As for methodological naturalism, it is in THAT sense that I talk of a naturalist literary criticism. I am not making an ontological claim that literature is more or less just like atoms, thunderstorms, and toads – though, who knows, it might be – but that we can understand how literature works through natural methodology. Roughly speaking, both the literary Darwinists and the cognitive rhetoricians and poeticists espouse something of a naturalist methodology as well, though one that doesn't emphasize description. And the Darwinists may well espouse ontological naturalism as well; they probably do. 

But that is only speaking roughly. More precisely...well, that's likely to go on and on. Maybe later.


  1. Hi Bill,
    Longtime reader and lurker here. I enjoyed your post but your remark about object-oriented ontology came out of left field. I checked the article and there was no mention of it in there, so I've concluded that your mention of that ontology was of your own conclusions.

    Could you say more about how you find that object-oriented ontology rides the incoherence of nature? My initial thoughts for a possible set-up here would be that that philosophy emphasizes the weird and strange, the "alien" as it were, doubting the supposed coherence or intelligibility of "nature" as a master category, for "nature" is often taken to be a romantic notion that is untrue to or non-compatible with the more "cosmicist" interpretations of the natural. If anything "Nature" (capitalized "N") is subjectalized and anthropomorphized according to specifically human - and usually cushy and positive - categories and expectations. On the other hand, to render the natural as the *opposite* of that (implicitly strange or inhuman, non-subjective, non-experiential, etc. etc.) seems just as reactionary and problematic.
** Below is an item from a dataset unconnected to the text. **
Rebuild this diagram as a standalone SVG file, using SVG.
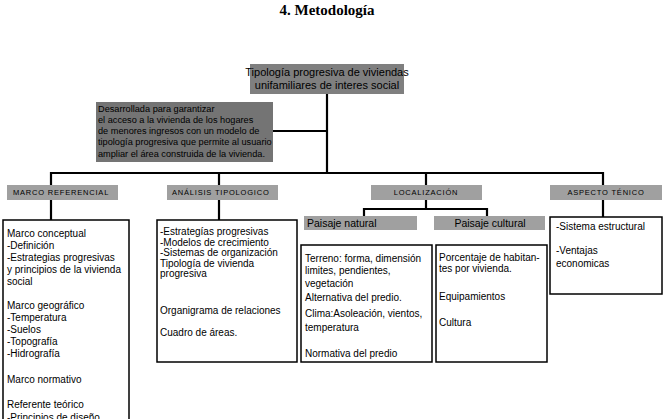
<svg xmlns="http://www.w3.org/2000/svg" width="667" height="419" viewBox="0 0 667 419">
<style>
.t{font-family:"Liberation Sans",Arial,sans-serif;fill:#000}
.title{font-family:"Liberation Serif","Times New Roman",serif;font-weight:bold;font-size:15px;fill:#000}
.cat{fill:#a0a0a0;stroke:none}
.catl{font-family:"Liberation Sans",Arial,sans-serif;font-size:7.5px;letter-spacing:0.8px;fill:#000}
.box{fill:#fff;stroke:#000;stroke-width:1.5}
.c{stroke:#000;stroke-width:2.2;fill:none}
.s10{font-size:10px}
.s9{font-size:9.2px}
.s11{font-size:11px}
.s105{font-size:10.5px}
</style>
<text class="title" x="327" y="15" text-anchor="middle">4. Metodología</text>

<g id="connectors">
<path class="c" d="M327 94 V173"/>
<path class="c" d="M273 131 H327"/>
<path class="c" d="M51 185 V173 H603 V185"/>
<path class="c" d="M219 173 V185"/>
<path class="c" d="M426 173 V185"/>
<path class="c" d="M51 200 V220"/>
<path class="c" d="M219 200 V220"/>
<path class="c" d="M426 200 V209"/>
<path class="c" d="M364 216 V209 H487 V216"/>
<path class="c" d="M603 200 V217"/>
</g>

<g id="top">
<rect x="250" y="64" width="154" height="30" fill="#7f7f7f"/>
<text class="t s11" x="327" y="76" text-anchor="middle">Tipología progresiva de viviendas</text>
<text class="t s11" x="327" y="89" text-anchor="middle">unifamiliares de interes social</text>
</g>

<g id="desc">
<rect x="96" y="102" width="177" height="60" fill="#747474"/>
<text class="t s9" x="98" y="112">Desarrollada para garantizar</text>
<text class="t s9" x="98" y="123">el acceso a la vivienda de los hogares</text>
<text class="t s9" x="98" y="134">de menores ingresos con un modelo de</text>
<text class="t s9" x="98" y="145">tipología progresiva que permite al usuario</text>
<text class="t s9" x="98" y="157">ampliar el área construida de la vivienda.</text>
</g>

<g id="marco">
<rect class="cat" x="7" y="185" width="111" height="15"/>
<text class="catl" x="13" y="195">MARCO REFERENCIAL</text>
</g>
<g id="analisis">
<rect class="cat" x="167" y="185" width="111" height="15"/>
<text class="catl" x="172" y="195">ANÁLISIS TIPOLOGICO</text>
</g>
<g id="localizacion">
<rect class="cat" x="371" y="185" width="111" height="15"/>
<text class="catl" x="426" y="195" text-anchor="middle">LOCALIZACIÓN</text>
</g>
<g id="aspecto">
<rect class="cat" x="550" y="185" width="112" height="15"/>
<text class="catl" x="606" y="195" text-anchor="middle">ASPECTO TÉNICO</text>
</g>

<g id="natural">
<rect class="cat" x="304" y="216" width="113" height="14"/>
<text class="t s105" x="307" y="227">Paisaje natural</text>
</g>
<g id="cultural">
<rect class="cat" x="434" y="216" width="111" height="14"/>
<text class="t s105" x="490" y="227" text-anchor="middle">Paisaje cultural</text>
</g>

<g id="marco-content">
<rect class="box" x="3" y="220" width="126" height="210"/>
<text class="t s10" x="7" y="237">Marco conceptual</text>
<text class="t s10" x="7" y="249">-Definición</text>
<text class="t s10" x="7" y="261">-Estrategias progresivas</text>
<text class="t s10" x="7" y="273">y principios de la vivienda</text>
<text class="t s10" x="7" y="285">social</text>
<text class="t s10" x="7" y="309">Marco geográfico</text>
<text class="t s10" x="7" y="321">-Temperatura</text>
<text class="t s10" x="7" y="333">-Suelos</text>
<text class="t s10" x="7" y="345">-Topografía</text>
<text class="t s10" x="7" y="357">-Hidrografía</text>
<text class="t s10" x="7" y="383">Marco normativo</text>
<text class="t s10" x="7" y="408">Referente teórico</text>
<text class="t s10" x="7" y="421">-Principios de diseño</text>
</g>

<g id="analisis-content">
<rect class="box" x="157" y="220" width="140" height="142"/>
<text class="t s10" x="160" y="235">-Estrategías progresivas</text>
<text class="t s10" x="160" y="245.5">-Modelos de crecimiento</text>
<text class="t s10" x="160" y="256">-Sistemas de organización</text>
<text class="t s10" x="160" y="266.5">Tipología de vivienda</text>
<text class="t s10" x="160" y="277">progresiva</text>
<text class="t s10" x="160" y="314">Organigrama de relaciones</text>
<text class="t s10" x="160" y="336">Cuadro de áreas.</text>
</g>

<g id="natural-content">
<rect class="box" x="301" y="245" width="131" height="117"/>
<text class="t s10" x="305" y="262">Terreno: forma, dimensión</text>
<text class="t s10" x="305" y="274">limites, pendientes,</text>
<text class="t s10" x="305" y="287">vegetación</text>
<text class="t s10" x="305" y="301">Alternativa del predio.</text>
<text class="t s10" x="305" y="317">Clima:Asoleación, vientos,</text>
<text class="t s10" x="305" y="331">temperatura</text>
<text class="t s10" x="305" y="357">Normativa del predio</text>
</g>

<g id="cultural-content">
<rect class="box" x="436" y="245" width="111" height="117"/>
<text class="t s10" x="439" y="261">Porcentaje de habitan-</text>
<text class="t s10" x="439" y="272">tes por vivienda.</text>
<text class="t s10" x="439" y="300">Equipamientos</text>
<text class="t s10" x="439" y="326">Cultura</text>
</g>

<g id="aspecto-content">
<rect class="box" x="550" y="217" width="112" height="77"/>
<text class="t s10" x="556" y="230">-Sistema estructural</text>
<text class="t s10" x="556" y="254">-Ventajas</text>
<text class="t s10" x="556" y="267">economicas</text>
</g>
</svg>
    Of course, there are many, many problems with all of this and I have some fairly nuanced arguments to it in response (mostly in an article forthcoming, titled "Speculative Naturalism: A Bleak Theology in Light of the Tragic"), but was wondering what you thought.

    Let me also preface, though, a few things. I haven't seen any real *arguments* for my above impressions of "OOO's" thoughts about the natural or nature as any kind of category, and I really don't find it to be a coherence or really active "philosophy" at all, to be honest. Finally, because of its lack of argumentation or philosophical sophistication I've found their remarks about nature to be largely uninteresting (to be frank, sorry). However, the article that you cited was argued well enough and very interesting, so I thought to inquire about the connections that you were drawing.

    Any words of insight appreciated,
    Leon / after nature

  2. And interesting set of remarks, Leon. In mentioning OOO I was just shooting from the hip. I didn't have anything well-thought out, and still don't.

    FWIW, I like Wilkins a lot – I've been reading him for years and have corresponded with him a bit – and find it interesting to read him and OOO against one another. Wilkins is a philosopher of science and certainly in the analytic tradition; he's also something of a Feyerabendian (!). He's a reductionist and yet in some ways at least some of his ideas seem congenial to some OOO tenets.

    "...that philosophy emphasizes the weird and strange..."

    Yes, and I regard that as a weakness. They may be arguing against certain versions of the 'the natural,' but they very much need to have those versions around in order to get their rhetorical motors in gear. So, while Wilkins points out that our notion of nature is incoherent OOO can't do just that.